Sylvia se tituló doña
Lázaro. Ha vuelto, o la han sacado, del otro lado, la tercera vez.
“…La muchedumbre come cacahuetes
y entra atropellándose para ver
cómo me quitan el sudario….
el gran strip tease.
Caballeros, damas,
he aquí mis manos,
mis rodillas.
Puede que esté en el pellejo, y en los
huesos,
pero soy la misma mujer, idéntica en
todo.
La primera vez que ocurrió tenía diez
años.
Fue un accidente.
La segunda vez quería
aguantar, y no regresar nunca más.
Me cerré
como una concha marina.
Tuvieron que repetir y repetir mi
nombre,
y sacarme los gusanos, como perlas
pegajosas.
Morir
es un arte, como cualquier otra cosa.
Yo lo hago excepcionalmente bien.
Lo hago de manera que parece un
infierno.
Lo hago de manera que parece de verdad.
Supongo que podría decirse que tengo
vocación.
Es muy fácil hacerlo en una celda.
Es muy fácil hacerlo y quedarse ahí.
Es el regreso
teatral, en plena luz del día,
al mismo lugar, al mismo rostro, al
mismo grito
embrutecido, divertido:
“¡Un milagro!”,
lo que me fastidia.
Hay un cargo
por echar un vistazo a mis cicatrices,
hay un cargo
por escuchar el latido de mi corazón…
sí: va.
Y hay un cargo, un cargo mucho mayor,
por una palabra, por tocar,
o por un poco de sangre,
o por una hebra de mis cabellos, o un
retal de mi ropa…”[1]
Entro.
Pago.

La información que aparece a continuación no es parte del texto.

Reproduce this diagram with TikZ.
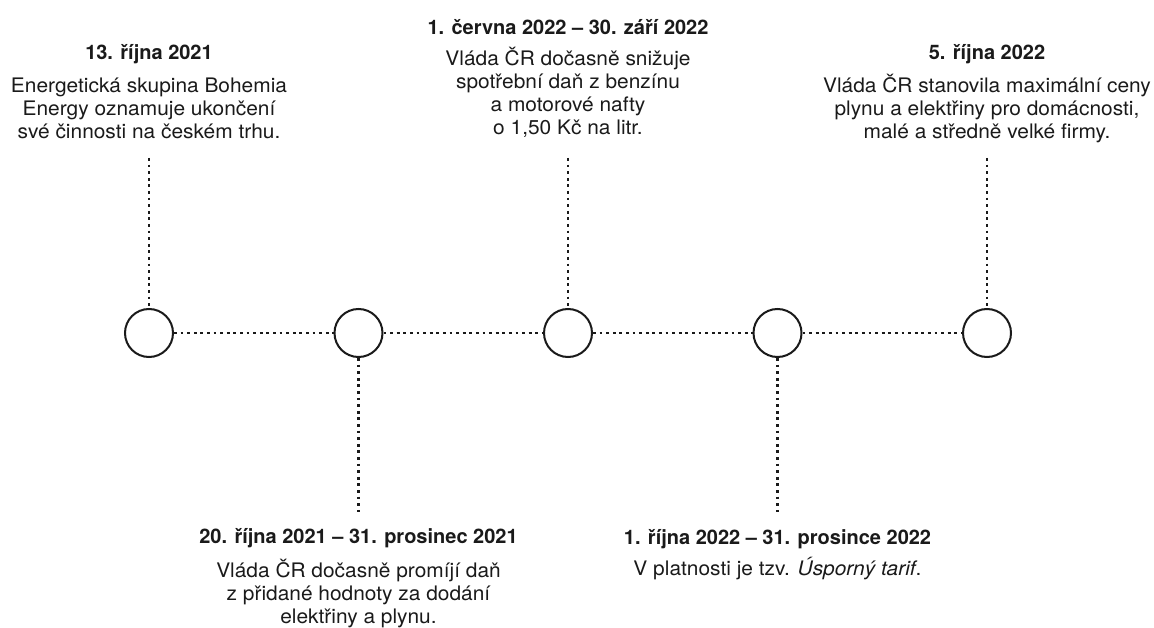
\documentclass[tikz,border=0pt]{standalone}
\usepackage{fontspec}
\setmainfont{TeX Gyre Heros}
\newfontfamily\bodyfont[FakeStretch=1.045]{TeX Gyre Heros}
\begin{document}
\begin{tikzpicture}[x=1pt,y=-1pt,
  every node/.style={inner sep=0pt, text=ink},
  dot/.style={circle, draw=ink, line width=2pt, minimum size=48pt, fill=white},
  dotline/.style={draw=ink, line width=2.8pt, dash pattern=on 2.8pt off 3.8pt},
  ttl/.style={anchor=base, font=\fontsize{20}{23}\selectfont\bfseries},
  body/.style={anchor=north, align=center, font=\bodyfont\fontsize{20}{23}\selectfont}
]
\definecolor{ink}{HTML}{1A1A1A}
\useasboundingbox (0,0) rectangle (1154,628);
% circles
\node[dot] (c1) at (149,333) {};
\node[dot] (c2) at (358.5,333) {};
\node[dot] (c3) at (568,333) {};
\node[dot] (c4) at (777.5,333) {};
\node[dot] (c5) at (987,333) {};
% free ends
\coordinate (t1) at (149,158);
\coordinate (t3) at (568,158);
\coordinate (t5) at (987,158);
\coordinate (b2) at (358.5,512);
\coordinate (b4) at (777.5,512);
% connectors
\draw[dotline] (c1.east) -- (c2.west);
\draw[dotline] (c2.east) -- (c3.west);
\draw[dotline] (c3.east) -- (c4.west);
\draw[dotline] (c4.east) -- (c5.west);
\draw[dotline] (t1) -- (c1.north);
\draw[dotline] (t3) -- (c3.north);
\draw[dotline] (t5) -- (c5.north);
\draw[dotline] (c2.south) -- (b2);
\draw[dotline] (c4.south) -- (b4);
% texts
\node[ttl] (h1) at (149,60) {13. října 2021};
\node[body] (d1) at (149,72) {\rule{0pt}{20pt}Energetická skupina Bohemia\\Energy oznamuje ukončení\\své činnosti na českém trhu.};
\node[ttl] (h3) at (568,35) {1. června 2022 – 30. září 2022};
\node[body] (d3) at (568,45) {\rule{0pt}{20pt}Vláda ČR dočasně snižuje\\spotřební daň z benzínu\\a motorové nafty\\o 1,50 Kč na litr.};
\node[ttl] (h5) at (987,60) {5. října 2022};
\node[body] (d5) at (987,72) {\rule{0pt}{20pt}Vláda ČR stanovila maximální ceny\\plynu a elektřiny pro domácnosti,\\malé a středně velké firmy.};
\node[ttl] (h2) at (358.5,543) {20. října 2021 – 31. prosinec 2021};
\node[body] (d2) at (358.5,557) {\rule{0pt}{20pt}Vláda ČR dočasně promíjí daň\\z přidané hodnoty za dodání\\elektřiny a plynu.};
\node[ttl] (h4) at (777.5,544) {1. října 2022 – 31. prosince 2022};
\node[body] (d4) at (777.5,555) {\rule{0pt}{20pt}V platnosti je tzv. \textit{Úsporný tarif}.};
\end{tikzpicture}
\end{document}
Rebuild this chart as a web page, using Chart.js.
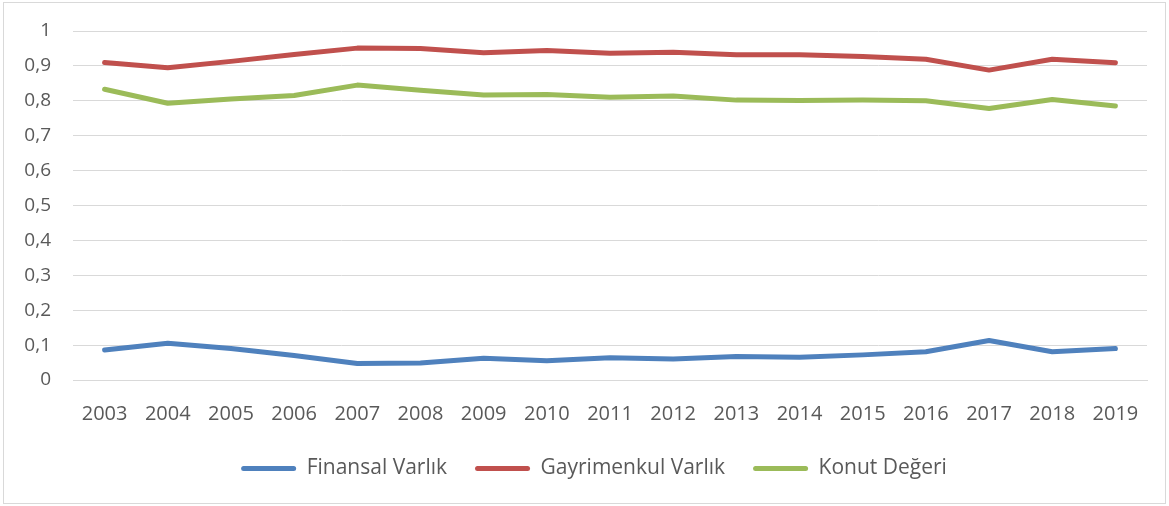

La miro. La toco. La traduzco.[2]
A Sylvia le pesó su
padre. Voy a ver lo que tuvo con Otto Plath, o con su fantasma, leyendo primero
en su poesía, en sus Diarios, y en su correspondencia, y luego en las Cartas de cumpleaños, el libro de poemas
donde su marido, Ted Hughes, reescribió su historia.